Written task -
Copy all of the material exactly. Pictures are not to appear in the copy.

Given material -
#####

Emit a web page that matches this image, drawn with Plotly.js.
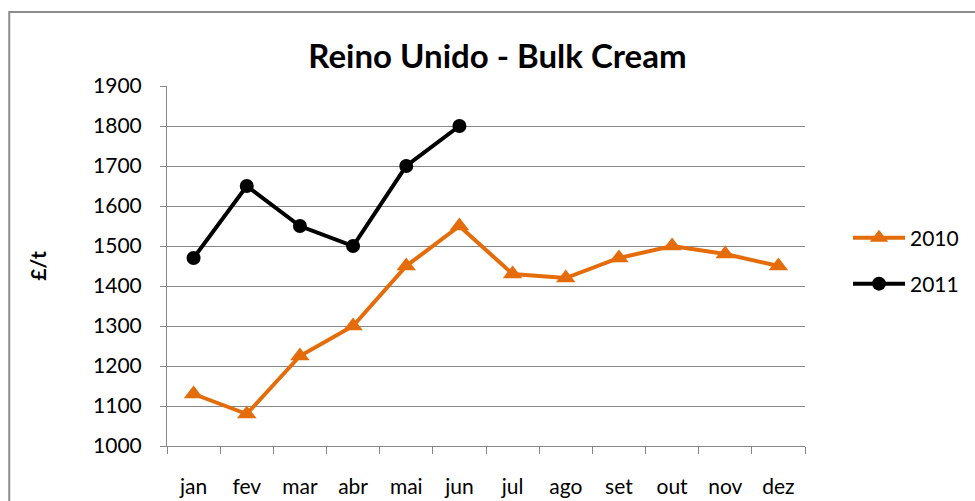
<!DOCTYPE html>
<html>
<head>
<meta charset="utf-8">
<script src="https://cdn.plot.ly/plotly-3.0.1.min.js"></script>
<style>html,body{margin:0;padding:0;background:#fff;}#chart{width:975px;height:501px;}</style>
</head>
<body>
<div id="chart"></div>
<script>
const months = ["jan","fev","mar","abr","mai","jun","jul","ago","set","out","nov","dez"];
const values2010 = [1130,1080,1225,1300,1450,1550,1430,1420,1470,1500,1480,1450];
const months2011 = ["jan","fev","mar","abr","mai","jun"];
const values2011 = [1470,1650,1550,1500,1700,1800];
const yTicks = [1000,1100,1200,1300,1400,1500,1600,1700,1800,1900];

const FONT = "Lato, 'Open Sans', sans-serif";
const W = 975, H = 501, L = 167, R = 169, T = 86, B = 55;
const pw = W - L - R, ph = H - T - B;
const px = x => (x - L) / pw;
const py = y => (H - B - y) / ph;

const traces = [
  {x: months, y: values2010, name: "2010", type: "scatter", mode: "lines+markers",
   line: {color: "#E46C0A", width: 4}, marker: {symbol: "triangle-up", size: 17, color: "#E46C0A"},
   legend: "legend", showlegend: true},
  {x: months2011, y: values2011, name: "2011", type: "scatter", mode: "lines+markers",
   line: {color: "#000000", width: 4}, marker: {symbol: "circle", size: 14, color: "#000000"},
   legend: "legend2", showlegend: true}
];

const legendCommon = {xanchor: "left", yanchor: "middle", itemwidth: 52, visible: true,
  font: {family: FONT, size: 21, color: "#000"}, bgcolor: "rgba(0,0,0,0)", borderwidth: 0};

const layout = {
  width: W, height: H,
  showlegend: true,
  margin: {l: L, r: R, t: T, b: B, pad: 0},
  paper_bgcolor: "#fff", plot_bgcolor: "#fff",
  font: {family: FONT, color: "#000"},
  title: {text: "<b>Reino Unido - Bulk Cream</b>", font: {family: FONT, size: 33, color: "#000"},
          x: px(498), xref: "paper", xanchor: "center", y: 1 - 56 / H, yref: "container", yanchor: "middle"},
  xaxis: {type: "category", categoryarray: months, range: [-0.5, 11.5],
          showgrid: false, showline: true, linecolor: "#868686", linewidth: 1,
          ticks: "outside", tickson: "boundaries", ticklen: 7, tickcolor: "#868686", tickwidth: 1,
          tickfont: {family: FONT, size: 21, color: "#000"}, ticklabelstandoff: 22, zeroline: false, fixedrange: true},
  yaxis: {range: [1000, 1900], tickvals: yTicks, ticktext: yTicks.map(String),
          showgrid: true, gridcolor: "#868686", gridwidth: 1,
          showline: true, linecolor: "#868686", linewidth: 1,
          ticks: "outside", ticklen: 6, tickcolor: "#868686", tickwidth: 1,
          tickfont: {family: FONT, size: 21, color: "#000"}, ticklabelstandoff: 14,
          title: {text: "<b>£/t</b>", font: {family: FONT, size: 21, color: "#000"}, standoff: 40},
          zeroline: false, fixedrange: true},
  legend: Object.assign({x: px(848), y: py(238)}, legendCommon),
  legend2: Object.assign({x: px(848), y: py(284)}, legendCommon),
  shapes: [{type: "rect", xref: "paper", yref: "paper",
            x0: px(9), x1: px(990), y0: py(520), y1: py(12),
            line: {color: "#8C8C8C", width: 2}, fillcolor: "rgba(0,0,0,0)", layer: "below"}]
};

Plotly.newPlot("chart", traces, layout, {displayModeBar: false, staticPlot: true});
</script>
</body>
</html>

#####

Exercise output -
Emit a web page that matches this image, drawn with Plotly.js.
<!DOCTYPE html>
<html>
<head>
<meta charset="utf-8">
<script src="https://cdn.plot.ly/plotly-3.0.1.min.js"></script>
<style>html,body{margin:0;padding:0;background:#fff;}#chart{width:975px;height:501px;}</style>
</head>
<body>
<div id="chart"></div>
<script>
const months = ["jan","fev","mar","abr","mai","jun","jul","ago","set","out","nov","dez"];
const values2010 = [1130,1080,1225,1300,1450,1550,1430,1420,1470,1500,1480,1450];
const months2011 = ["jan","fev","mar","abr","mai","jun"];
const values2011 = [1470,1650,1550,1500,1700,1800];
const yTicks = [1000,1100,1200,1300,1400,1500,1600,1700,1800,1900];

const FONT = "Lato, 'Open Sans', sans-serif";
const W = 975, H = 501, L = 167, R = 169, T = 86, B = 55;
const pw = W - L - R, ph = H - T - B;
const px = x => (x - L) / pw;
const py = y => (H - B - y) / ph;

const traces = [
  {x: months, y: values2010, name: "2010", type: "scatter", mode: "lines+markers",
   line: {color: "#E46C0A", width: 4}, marker: {symbol: "triangle-up", size: 17, color: "#E46C0A"},
   legend: "legend", showlegend: true},
  {x: months2011, y: values2011, name: "2011", type: "scatter", mode: "lines+markers",
   line: {color: "#000000", width: 4}, marker: {symbol: "circle", size: 14, color: "#000000"},
   legend: "legend2", showlegend: true}
];

const legendCommon = {xanchor: "left", yanchor: "middle", itemwidth: 52, visible: true,
  font: {family: FONT, size: 21, color: "#000"}, bgcolor: "rgba(0,0,0,0)", borderwidth: 0};

const layout = {
  width: W, height: H,
  showlegend: true,
  margin: {l: L, r: R, t: T, b: B, pad: 0},
  paper_bgcolor: "#fff", plot_bgcolor: "#fff",
  font: {family: FONT, color: "#000"},
  title: {text: "<b>Reino Unido - Bulk Cream</b>", font: {family: FONT, size: 33, color: "#000"},
          x: px(498), xref: "paper", xanchor: "center", y: 1 - 56 / H, yref: "container", yanchor: "middle"},
  xaxis: {type: "category", categoryarray: months, range: [-0.5, 11.5],
          showgrid: false, showline: true, linecolor: "#868686", linewidth: 1,
          ticks: "outside", tickson: "boundaries", ticklen: 7, tickcolor: "#868686", tickwidth: 1,
          tickfont: {family: FONT, size: 21, color: "#000"}, ticklabelstandoff: 22, zeroline: false, fixedrange: true},
  yaxis: {range: [1000, 1900], tickvals: yTicks, ticktext: yTicks.map(String),
          showgrid: true, gridcolor: "#868686", gridwidth: 1,
          showline: true, linecolor: "#868686", linewidth: 1,
          ticks: "outside", ticklen: 6, tickcolor: "#868686", tickwidth: 1,
          tickfont: {family: FONT, size: 21, color: "#000"}, ticklabelstandoff: 14,
          title: {text: "<b>£/t</b>", font: {family: FONT, size: 21, color: "#000"}, standoff: 40},
          zeroline: false, fixedrange: true},
  legend: Object.assign({x: px(848), y: py(238)}, legendCommon),
  legend2: Object.assign({x: px(848), y: py(284)}, legendCommon),
  shapes: [{type: "rect", xref: "paper", yref: "paper",
            x0: px(9), x1: px(990), y0: py(520), y1: py(12),
            line: {color: "#8C8C8C", width: 2}, fillcolor: "rgba(0,0,0,0)", layer: "below"}]
};

Plotly.newPlot("chart", traces, layout, {displayModeBar: false, staticPlot: true});
</script>
</body>
</html>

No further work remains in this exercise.